After four years of intense search, and guided by a strong fishy smell and some loose feathers, a group of volunteer birders has discovered the nesting place of the evasive Hornby’s Storm-Petrel in an unlikely setting: the Atacama Desert in South America. The team of researchers has gathered evidence of the birds’ nesting and reproductive habits 46 miles away from the Pacific Coast and more than 3,200 feet above sea level in an area currently considered the driest place on Earth.
Measuring between eight and nine inches and weighing only 1.7 ounces, the Hornby’s Storm-Petrel was first described in 1864 and has been observed year-round along the Pacific coastline of Chile, Peru, and Ecuador ever since. Its secretive habits—as well as those of the Markham’s Storm-Petrel and Elliot’s Storm-Petrel—have mystified scientists and ornithologists for decades. In fact, there’s so little known about the species that the IUCN Red List of Threatened Species classifies its endangerment status as “data deficient.” Even the total size of a Hornby’s Storm-Petrel colony is a mystery: estimates run anywhere from 1,000 to 90,000 individuals.
Still, it wasn’t until 2011, when the Chilean Network of Birds and Wildlife Observers (Red de Observadores de Aves y Vida Silvestre de Chile) started to work on the first Chilean Breeding Bird Atlas, that it became painfully obvious how little was known about these birds. In an attempt to find more information about them, a group of 10 volunteers—all members of the network—started the Swallows of the Desert Project (Proyecto Golondrinas del Desierto), so named because the storm-petrels look like swallows in flight. They suspected the birds might breed in the Atacama Desert because mummified remains had been found there previously.
The team’s efforts started yielding results in 2013, when they found the first colony of Markham’s Storm-Petrels, also in the Atacama Desert. Since then, the group has organized several research field trips every year, hoping to make other relevant discoveries. That’s how they found the Hornby’s nests. “We still don’t know anything about Elliot’s Storm-Petrels,” says Rodrigo Barros, the network’s president. Barros works a 9-to-5 job as an architect, but he dedicates every moment of his time off to studying the birds.
Following clues normally associated with birds, such as scraps of fish and feathers, the birders finally found 25 active Hornby’s nests hidden deep inside rocks. But the cavities, which the birds enter through openings only a few inches wide, seemed to be empty. The birders returned in April of this year to get the confirmation they were looking for: a Hornby’s Storm-Petrel coming out of one of the nests.
“The more we know, the more we can help in their conservation,” Barros says.
Conservation is certainly a concern in this region of the world. Unlike the Markham’s Storm-Petrel, which nests between 12 and 19 miles from the coastline, Hornby’s Storm-Petrels nest almost three-times farther away and in the middle of the desert, where other forms of life are not exactly abundant. Full of salt sources and with only one or two cloudy days a year, the area is currently attracting billions of dollars of investment for several solar energy developments.
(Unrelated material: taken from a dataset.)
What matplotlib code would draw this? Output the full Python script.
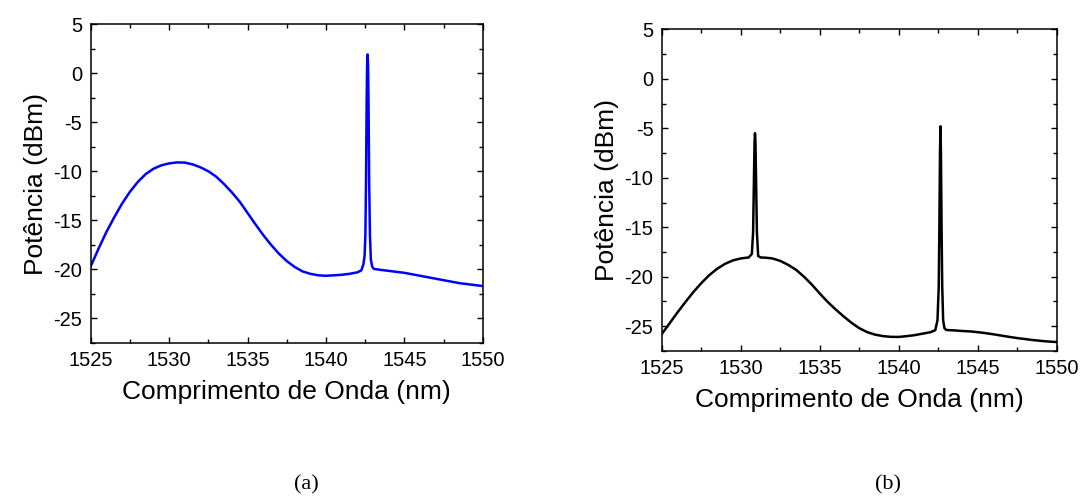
import matplotlib
matplotlib.use("Agg")
import matplotlib.pyplot as plt
from matplotlib.ticker import MultipleLocator

plt.rcParams['font.family'] = ['Liberation Sans', 'DejaVu Sans']
plt.rcParams['axes.unicode_minus'] = False

# (a) ASE spectrum with laser line at 1542.6 nm
wl_a = [1525.0, 1525.5, 1526.0, 1526.5, 1527.0, 1527.5, 1528.0, 1528.5, 1529.0,
        1529.5, 1530.0, 1530.5, 1531.0, 1531.5, 1532.0, 1532.5, 1533.0, 1533.5,
        1534.0, 1534.5, 1535.0, 1535.5, 1536.0, 1536.5, 1537.0, 1537.5, 1538.0,
        1538.5, 1539.0, 1539.5, 1540.0, 1540.5, 1541.0, 1541.5, 1542.0,
        1542.25, 1542.38, 1542.46, 1542.51, 1542.55, 1542.59,
        1542.62, 1542.65, 1542.68, 1542.71, 1542.75, 1542.80, 1542.86, 1542.94,
        1543.05, 1543.5, 1544.0, 1544.5, 1545.0, 1545.5, 1546.0, 1546.5, 1547.0,
        1547.5, 1548.0, 1548.5, 1549.0, 1549.5, 1550.0]
pw_a = [-19.7, -17.9, -16.2, -14.7, -13.3, -12.1, -11.1, -10.3, -9.75,
        -9.4, -9.2, -9.1, -9.12, -9.3, -9.6, -10.0, -10.55, -11.3,
        -12.15, -13.1, -14.25, -15.4, -16.5, -17.5, -18.4, -19.15, -19.75,
        -20.2, -20.45, -20.6, -20.65, -20.6, -20.55, -20.45, -20.3,
        -20.1, -19.5, -18.6, -16.5, -11.0, -3.0,
        0.9, 1.9, 0.9, -3.0, -11.0, -16.5, -19.0, -19.7,
        -19.95, -20.05, -20.15, -20.25, -20.35, -20.5, -20.65, -20.8, -20.95,
        -21.1, -21.25, -21.4, -21.5, -21.6, -21.7]

# (b) two-line spectrum (1530.9 nm and 1542.6 nm)
wl_b = [1525.0, 1525.5, 1526.0, 1526.5, 1527.0, 1527.5, 1528.0, 1528.5, 1529.0,
        1529.5, 1530.0, 1530.5, 1530.70, 1530.78, 1530.83,
        1530.87, 1530.90, 1530.93, 1530.97, 1531.02, 1531.10, 1531.25, 1531.6,
        1532.0, 1532.5, 1533.0, 1533.5, 1534.0, 1534.5, 1535.0, 1535.5, 1536.0,
        1536.5, 1537.0, 1537.5, 1538.0, 1538.5, 1539.0, 1539.5, 1540.0, 1540.5,
        1541.0, 1541.5, 1542.0, 1542.3, 1542.44, 1542.52, 1542.56, 1542.60, 1542.63,
        1542.66, 1542.70, 1542.74, 1542.80, 1542.88, 1543.0, 1543.5, 1544.0,
        1544.5, 1545.0, 1545.5, 1546.0, 1546.5, 1547.0, 1547.5, 1548.0, 1548.5,
        1549.0, 1549.5, 1550.0]
pw_b = [-25.8, -24.7, -23.6, -22.55, -21.55, -20.65, -19.85, -19.2, -18.7,
        -18.35, -18.15, -18.05, -17.7, -15.5, -10.5,
        -6.5, -5.5, -6.5, -10.5, -15.5, -17.9, -18.05, -18.08,
        -18.15, -18.4, -18.8, -19.3, -20.0, -20.8, -21.7, -22.55, -23.3,
        -24.0, -24.65, -25.2, -25.6, -25.85, -26.0, -26.07, -26.08, -26.0,
        -25.9, -25.75, -25.6, -25.4, -24.4, -21.0, -15.0, -7.5, -4.8,
        -7.5, -15.0, -21.0, -24.4, -25.2, -25.38, -25.42, -25.48,
        -25.52, -25.6, -25.7, -25.82, -25.95, -26.08, -26.2, -26.3, -26.4,
        -26.48, -26.55, -26.6]

x_ticks = [1525, 1530, 1535, 1540, 1545, 1550]
y_ticks = [5, 0, -5, -10, -15, -20, -25]

fig = plt.figure(figsize=(10.83, 4.98), dpi=100)
ax_a = fig.add_axes([0.0837, 0.3112, 0.3622, 0.6406])
ax_b = fig.add_axes([0.611, 0.2952, 0.365, 0.646])

for ax, wl, pw, color in [(ax_a, wl_a, pw_a, '#0000ff'), (ax_b, wl_b, pw_b, 'black')]:
    ax.plot(wl, pw, color=color, lw=1.8, solid_joinstyle='round')
    ax.set_xlim(1525, 1550)
    ax.set_ylim(-27.5, 5)
    ax.set_xticks(x_ticks)
    ax.set_yticks(y_ticks)
    ax.xaxis.set_minor_locator(MultipleLocator(2.5))
    ax.yaxis.set_minor_locator(MultipleLocator(2.5))
    ax.tick_params(which='both', direction='in', top=True, right=True,
                   width=1.0, labelsize=14.5, pad=6)
    ax.tick_params(which='major', length=4.5)
    ax.tick_params(which='minor', length=3)
    for s in ax.spines.values():
        s.set_linewidth(1.1)
    ax.set_xlabel('Comprimento de Onda (nm)', fontsize=19, labelpad=7)
    ax.set_ylabel('Potência (dBm)', fontsize=19, labelpad=4)

fig.text(0.2825, 0.027, '(a)', fontsize=16, family='Liberation Serif',
         ha='center', va='center')
fig.text(0.82, 0.027, '(b)', fontsize=16, family='Liberation Serif',
         ha='center', va='center')

fig.savefig('out.png', dpi=100)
“We know these birds’ habitat is very fragile to the activities of solar companies, but we also have other problems like mining,” Barros says. “Without this data, we can’t protect these birds at all. It’s a race for conservation and against time. It could be that the petrels have been severely affected by this activity for years now, and we just didn’t even know.”
But the birds are elusive, and to get to know them better, researchers have to play tricks on them. Since the entrances to their nests are so narrow, scientists don’t know how deep their burrows extend. To estimate this distance, they've projected recordings of petrel calls to lure the nesting birds into responding from the depths of their comfy homes. Barros and his team have heard answers from a considerable long distance—at least 15 feet—but they’ll need to do further research for a more accurate estimate.
They might also be able to look to the past to better understand the species’ future. Steve Emslie, an avian paleoecologist at the University of North Carolina who didn’t participate in the new research, spent time researching fossil penguins in the Atacama Desert during the 1990s. He remembers being impressed by how well preserved everything was there, an advantage for studying climate history. By using radiocarbon dating on fossilized petrel remains, scientists might be able to recreate the past of these birds up to 45,000 years back, he says, something that could be useful to understand how they adapted to climatic change in the past. “The Atacama is a remarkable place and, like Antarctica, preserves a valuable long-term record that has not yet been studied in detail,” Emslie says.
Barros and his team of volunteers are currently working on a paper of their findings while they prepare for additional on-site visits. “Our other goal is to go back to the nesting area before the year ends, and we’re fundraising for it,” Barros says. “If we can document their reproduction habits, where they nest, and what threatens them, we can put try to put in place better policies to help increase their chances of survival in this ever-changing planet.”